[Start]
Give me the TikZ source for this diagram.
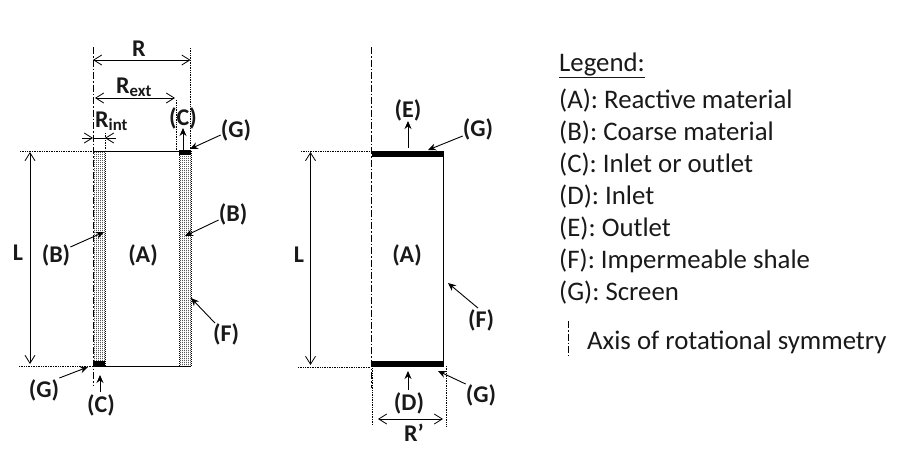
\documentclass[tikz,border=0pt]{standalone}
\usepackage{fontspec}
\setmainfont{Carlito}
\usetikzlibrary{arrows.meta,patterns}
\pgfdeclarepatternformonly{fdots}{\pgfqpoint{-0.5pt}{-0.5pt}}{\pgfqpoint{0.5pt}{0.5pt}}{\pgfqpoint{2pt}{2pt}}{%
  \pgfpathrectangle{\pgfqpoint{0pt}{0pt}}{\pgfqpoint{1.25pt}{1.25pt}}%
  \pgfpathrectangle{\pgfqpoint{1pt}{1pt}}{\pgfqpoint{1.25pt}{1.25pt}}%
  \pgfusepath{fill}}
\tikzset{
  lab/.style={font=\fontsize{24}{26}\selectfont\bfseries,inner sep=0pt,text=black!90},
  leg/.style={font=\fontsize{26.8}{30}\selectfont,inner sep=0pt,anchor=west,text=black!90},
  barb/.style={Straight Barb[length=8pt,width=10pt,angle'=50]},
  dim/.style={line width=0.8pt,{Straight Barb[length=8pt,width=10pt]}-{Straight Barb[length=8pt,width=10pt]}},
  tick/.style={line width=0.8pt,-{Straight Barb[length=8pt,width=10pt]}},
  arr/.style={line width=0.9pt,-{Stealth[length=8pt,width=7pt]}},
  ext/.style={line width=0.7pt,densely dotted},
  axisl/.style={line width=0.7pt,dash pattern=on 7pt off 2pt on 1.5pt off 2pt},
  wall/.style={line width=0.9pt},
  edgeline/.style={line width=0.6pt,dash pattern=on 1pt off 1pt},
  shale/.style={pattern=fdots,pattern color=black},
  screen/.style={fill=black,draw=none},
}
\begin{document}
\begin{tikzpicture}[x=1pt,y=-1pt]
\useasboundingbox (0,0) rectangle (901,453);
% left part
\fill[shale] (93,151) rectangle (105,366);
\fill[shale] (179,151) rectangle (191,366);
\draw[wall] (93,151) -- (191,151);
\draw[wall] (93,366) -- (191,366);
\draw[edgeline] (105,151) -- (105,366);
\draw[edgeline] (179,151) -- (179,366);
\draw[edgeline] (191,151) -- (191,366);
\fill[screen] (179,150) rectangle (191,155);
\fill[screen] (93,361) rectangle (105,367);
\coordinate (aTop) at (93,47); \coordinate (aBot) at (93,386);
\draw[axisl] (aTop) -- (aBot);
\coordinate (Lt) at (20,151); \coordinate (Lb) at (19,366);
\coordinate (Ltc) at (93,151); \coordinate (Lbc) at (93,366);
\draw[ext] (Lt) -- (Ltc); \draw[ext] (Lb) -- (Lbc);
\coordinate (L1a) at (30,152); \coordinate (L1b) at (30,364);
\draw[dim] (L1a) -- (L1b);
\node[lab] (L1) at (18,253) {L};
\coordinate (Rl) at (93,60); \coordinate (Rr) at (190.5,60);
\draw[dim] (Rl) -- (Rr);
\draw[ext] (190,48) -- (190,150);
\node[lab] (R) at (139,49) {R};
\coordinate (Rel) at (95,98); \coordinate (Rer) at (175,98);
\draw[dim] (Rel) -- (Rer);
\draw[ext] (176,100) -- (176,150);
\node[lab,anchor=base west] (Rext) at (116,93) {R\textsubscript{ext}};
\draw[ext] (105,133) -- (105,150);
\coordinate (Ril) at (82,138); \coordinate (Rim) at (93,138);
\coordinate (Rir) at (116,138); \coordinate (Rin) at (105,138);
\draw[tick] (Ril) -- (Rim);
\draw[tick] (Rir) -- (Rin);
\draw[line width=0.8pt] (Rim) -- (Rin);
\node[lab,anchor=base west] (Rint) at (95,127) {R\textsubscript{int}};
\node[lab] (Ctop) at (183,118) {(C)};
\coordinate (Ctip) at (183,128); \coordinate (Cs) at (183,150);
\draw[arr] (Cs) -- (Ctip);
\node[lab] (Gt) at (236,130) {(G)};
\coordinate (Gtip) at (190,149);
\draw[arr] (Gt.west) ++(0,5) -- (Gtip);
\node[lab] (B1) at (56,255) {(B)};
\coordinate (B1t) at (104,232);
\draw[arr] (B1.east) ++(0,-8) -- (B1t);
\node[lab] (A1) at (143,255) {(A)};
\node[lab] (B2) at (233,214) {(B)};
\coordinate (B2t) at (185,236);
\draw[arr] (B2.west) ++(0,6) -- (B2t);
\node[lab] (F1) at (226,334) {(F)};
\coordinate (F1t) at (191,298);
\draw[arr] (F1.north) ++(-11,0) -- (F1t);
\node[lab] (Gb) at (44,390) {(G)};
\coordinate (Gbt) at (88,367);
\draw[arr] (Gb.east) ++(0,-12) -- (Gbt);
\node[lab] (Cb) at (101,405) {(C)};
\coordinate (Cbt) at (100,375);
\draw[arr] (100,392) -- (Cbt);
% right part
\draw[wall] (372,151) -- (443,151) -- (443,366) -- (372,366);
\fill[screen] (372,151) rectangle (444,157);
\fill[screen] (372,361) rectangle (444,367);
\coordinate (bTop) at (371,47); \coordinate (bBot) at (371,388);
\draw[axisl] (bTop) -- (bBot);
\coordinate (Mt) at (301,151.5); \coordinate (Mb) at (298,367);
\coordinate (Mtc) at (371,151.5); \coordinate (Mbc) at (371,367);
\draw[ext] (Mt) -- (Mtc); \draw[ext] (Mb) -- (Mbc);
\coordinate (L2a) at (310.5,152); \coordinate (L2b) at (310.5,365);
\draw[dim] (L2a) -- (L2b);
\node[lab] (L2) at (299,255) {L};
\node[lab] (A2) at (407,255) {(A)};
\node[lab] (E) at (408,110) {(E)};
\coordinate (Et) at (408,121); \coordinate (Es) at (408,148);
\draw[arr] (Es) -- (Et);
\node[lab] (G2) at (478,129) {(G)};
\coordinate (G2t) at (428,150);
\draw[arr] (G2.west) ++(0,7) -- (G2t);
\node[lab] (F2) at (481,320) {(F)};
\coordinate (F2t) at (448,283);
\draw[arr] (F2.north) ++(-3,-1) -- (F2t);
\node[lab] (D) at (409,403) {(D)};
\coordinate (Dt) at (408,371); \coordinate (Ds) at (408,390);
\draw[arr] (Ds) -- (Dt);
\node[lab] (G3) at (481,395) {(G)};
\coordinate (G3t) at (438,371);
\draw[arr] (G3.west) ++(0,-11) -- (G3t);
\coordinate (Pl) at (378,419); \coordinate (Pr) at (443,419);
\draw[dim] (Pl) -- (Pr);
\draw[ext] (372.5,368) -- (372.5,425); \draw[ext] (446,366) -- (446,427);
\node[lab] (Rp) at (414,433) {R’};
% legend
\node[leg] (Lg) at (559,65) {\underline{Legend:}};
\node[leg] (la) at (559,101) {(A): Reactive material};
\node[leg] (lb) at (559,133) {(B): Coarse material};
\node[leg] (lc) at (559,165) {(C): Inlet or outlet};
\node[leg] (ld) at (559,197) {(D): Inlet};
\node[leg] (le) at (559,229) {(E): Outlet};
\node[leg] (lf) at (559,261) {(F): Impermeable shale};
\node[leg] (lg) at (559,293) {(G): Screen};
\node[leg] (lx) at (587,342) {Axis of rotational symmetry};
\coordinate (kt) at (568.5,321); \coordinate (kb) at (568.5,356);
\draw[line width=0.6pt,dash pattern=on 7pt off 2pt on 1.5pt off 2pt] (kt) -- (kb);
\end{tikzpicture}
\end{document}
[End]
Give all the lines above again, character for character, without pictures.

* [Answer to the exercise]:
Give me the TikZ source for this diagram.
\documentclass[tikz,border=0pt]{standalone}
\usepackage{fontspec}
\setmainfont{Carlito}
\usetikzlibrary{arrows.meta,patterns}
\pgfdeclarepatternformonly{fdots}{\pgfqpoint{-0.5pt}{-0.5pt}}{\pgfqpoint{0.5pt}{0.5pt}}{\pgfqpoint{2pt}{2pt}}{%
  \pgfpathrectangle{\pgfqpoint{0pt}{0pt}}{\pgfqpoint{1.25pt}{1.25pt}}%
  \pgfpathrectangle{\pgfqpoint{1pt}{1pt}}{\pgfqpoint{1.25pt}{1.25pt}}%
  \pgfusepath{fill}}
\tikzset{
  lab/.style={font=\fontsize{24}{26}\selectfont\bfseries,inner sep=0pt,text=black!90},
  leg/.style={font=\fontsize{26.8}{30}\selectfont,inner sep=0pt,anchor=west,text=black!90},
  barb/.style={Straight Barb[length=8pt,width=10pt,angle'=50]},
  dim/.style={line width=0.8pt,{Straight Barb[length=8pt,width=10pt]}-{Straight Barb[length=8pt,width=10pt]}},
  tick/.style={line width=0.8pt,-{Straight Barb[length=8pt,width=10pt]}},
  arr/.style={line width=0.9pt,-{Stealth[length=8pt,width=7pt]}},
  ext/.style={line width=0.7pt,densely dotted},
  axisl/.style={line width=0.7pt,dash pattern=on 7pt off 2pt on 1.5pt off 2pt},
  wall/.style={line width=0.9pt},
  edgeline/.style={line width=0.6pt,dash pattern=on 1pt off 1pt},
  shale/.style={pattern=fdots,pattern color=black},
  screen/.style={fill=black,draw=none},
}
\begin{document}
\begin{tikzpicture}[x=1pt,y=-1pt]
\useasboundingbox (0,0) rectangle (901,453);
% left part
\fill[shale] (93,151) rectangle (105,366);
\fill[shale] (179,151) rectangle (191,366);
\draw[wall] (93,151) -- (191,151);
\draw[wall] (93,366) -- (191,366);
\draw[edgeline] (105,151) -- (105,366);
\draw[edgeline] (179,151) -- (179,366);
\draw[edgeline] (191,151) -- (191,366);
\fill[screen] (179,150) rectangle (191,155);
\fill[screen] (93,361) rectangle (105,367);
\coordinate (aTop) at (93,47); \coordinate (aBot) at (93,386);
\draw[axisl] (aTop) -- (aBot);
\coordinate (Lt) at (20,151); \coordinate (Lb) at (19,366);
\coordinate (Ltc) at (93,151); \coordinate (Lbc) at (93,366);
\draw[ext] (Lt) -- (Ltc); \draw[ext] (Lb) -- (Lbc);
\coordinate (L1a) at (30,152); \coordinate (L1b) at (30,364);
\draw[dim] (L1a) -- (L1b);
\node[lab] (L1) at (18,253) {L};
\coordinate (Rl) at (93,60); \coordinate (Rr) at (190.5,60);
\draw[dim] (Rl) -- (Rr);
\draw[ext] (190,48) -- (190,150);
\node[lab] (R) at (139,49) {R};
\coordinate (Rel) at (95,98); \coordinate (Rer) at (175,98);
\draw[dim] (Rel) -- (Rer);
\draw[ext] (176,100) -- (176,150);
\node[lab,anchor=base west] (Rext) at (116,93) {R\textsubscript{ext}};
\draw[ext] (105,133) -- (105,150);
\coordinate (Ril) at (82,138); \coordinate (Rim) at (93,138);
\coordinate (Rir) at (116,138); \coordinate (Rin) at (105,138);
\draw[tick] (Ril) -- (Rim);
\draw[tick] (Rir) -- (Rin);
\draw[line width=0.8pt] (Rim) -- (Rin);
\node[lab,anchor=base west] (Rint) at (95,127) {R\textsubscript{int}};
\node[lab] (Ctop) at (183,118) {(C)};
\coordinate (Ctip) at (183,128); \coordinate (Cs) at (183,150);
\draw[arr] (Cs) -- (Ctip);
\node[lab] (Gt) at (236,130) {(G)};
\coordinate (Gtip) at (190,149);
\draw[arr] (Gt.west) ++(0,5) -- (Gtip);
\node[lab] (B1) at (56,255) {(B)};
\coordinate (B1t) at (104,232);
\draw[arr] (B1.east) ++(0,-8) -- (B1t);
\node[lab] (A1) at (143,255) {(A)};
\node[lab] (B2) at (233,214) {(B)};
\coordinate (B2t) at (185,236);
\draw[arr] (B2.west) ++(0,6) -- (B2t);
\node[lab] (F1) at (226,334) {(F)};
\coordinate (F1t) at (191,298);
\draw[arr] (F1.north) ++(-11,0) -- (F1t);
\node[lab] (Gb) at (44,390) {(G)};
\coordinate (Gbt) at (88,367);
\draw[arr] (Gb.east) ++(0,-12) -- (Gbt);
\node[lab] (Cb) at (101,405) {(C)};
\coordinate (Cbt) at (100,375);
\draw[arr] (100,392) -- (Cbt);
% right part
\draw[wall] (372,151) -- (443,151) -- (443,366) -- (372,366);
\fill[screen] (372,151) rectangle (444,157);
\fill[screen] (372,361) rectangle (444,367);
\coordinate (bTop) at (371,47); \coordinate (bBot) at (371,388);
\draw[axisl] (bTop) -- (bBot);
\coordinate (Mt) at (301,151.5); \coordinate (Mb) at (298,367);
\coordinate (Mtc) at (371,151.5); \coordinate (Mbc) at (371,367);
\draw[ext] (Mt) -- (Mtc); \draw[ext] (Mb) -- (Mbc);
\coordinate (L2a) at (310.5,152); \coordinate (L2b) at (310.5,365);
\draw[dim] (L2a) -- (L2b);
\node[lab] (L2) at (299,255) {L};
\node[lab] (A2) at (407,255) {(A)};
\node[lab] (E) at (408,110) {(E)};
\coordinate (Et) at (408,121); \coordinate (Es) at (408,148);
\draw[arr] (Es) -- (Et);
\node[lab] (G2) at (478,129) {(G)};
\coordinate (G2t) at (428,150);
\draw[arr] (G2.west) ++(0,7) -- (G2t);
\node[lab] (F2) at (481,320) {(F)};
\coordinate (F2t) at (448,283);
\draw[arr] (F2.north) ++(-3,-1) -- (F2t);
\node[lab] (D) at (409,403) {(D)};
\coordinate (Dt) at (408,371); \coordinate (Ds) at (408,390);
\draw[arr] (Ds) -- (Dt);
\node[lab] (G3) at (481,395) {(G)};
\coordinate (G3t) at (438,371);
\draw[arr] (G3.west) ++(0,-11) -- (G3t);
\coordinate (Pl) at (378,419); \coordinate (Pr) at (443,419);
\draw[dim] (Pl) -- (Pr);
\draw[ext] (372.5,368) -- (372.5,425); \draw[ext] (446,366) -- (446,427);
\node[lab] (Rp) at (414,433) {R’};
% legend
\node[leg] (Lg) at (559,65) {\underline{Legend:}};
\node[leg] (la) at (559,101) {(A): Reactive material};
\node[leg] (lb) at (559,133) {(B): Coarse material};
\node[leg] (lc) at (559,165) {(C): Inlet or outlet};
\node[leg] (ld) at (559,197) {(D): Inlet};
\node[leg] (le) at (559,229) {(E): Outlet};
\node[leg] (lf) at (559,261) {(F): Impermeable shale};
\node[leg] (lg) at (559,293) {(G): Screen};
\node[leg] (lx) at (587,342) {Axis of rotational symmetry};
\coordinate (kt) at (568.5,321); \coordinate (kb) at (568.5,356);
\draw[line width=0.6pt,dash pattern=on 7pt off 2pt on 1.5pt off 2pt] (kt) -- (kb);
\end{tikzpicture}
\end{document}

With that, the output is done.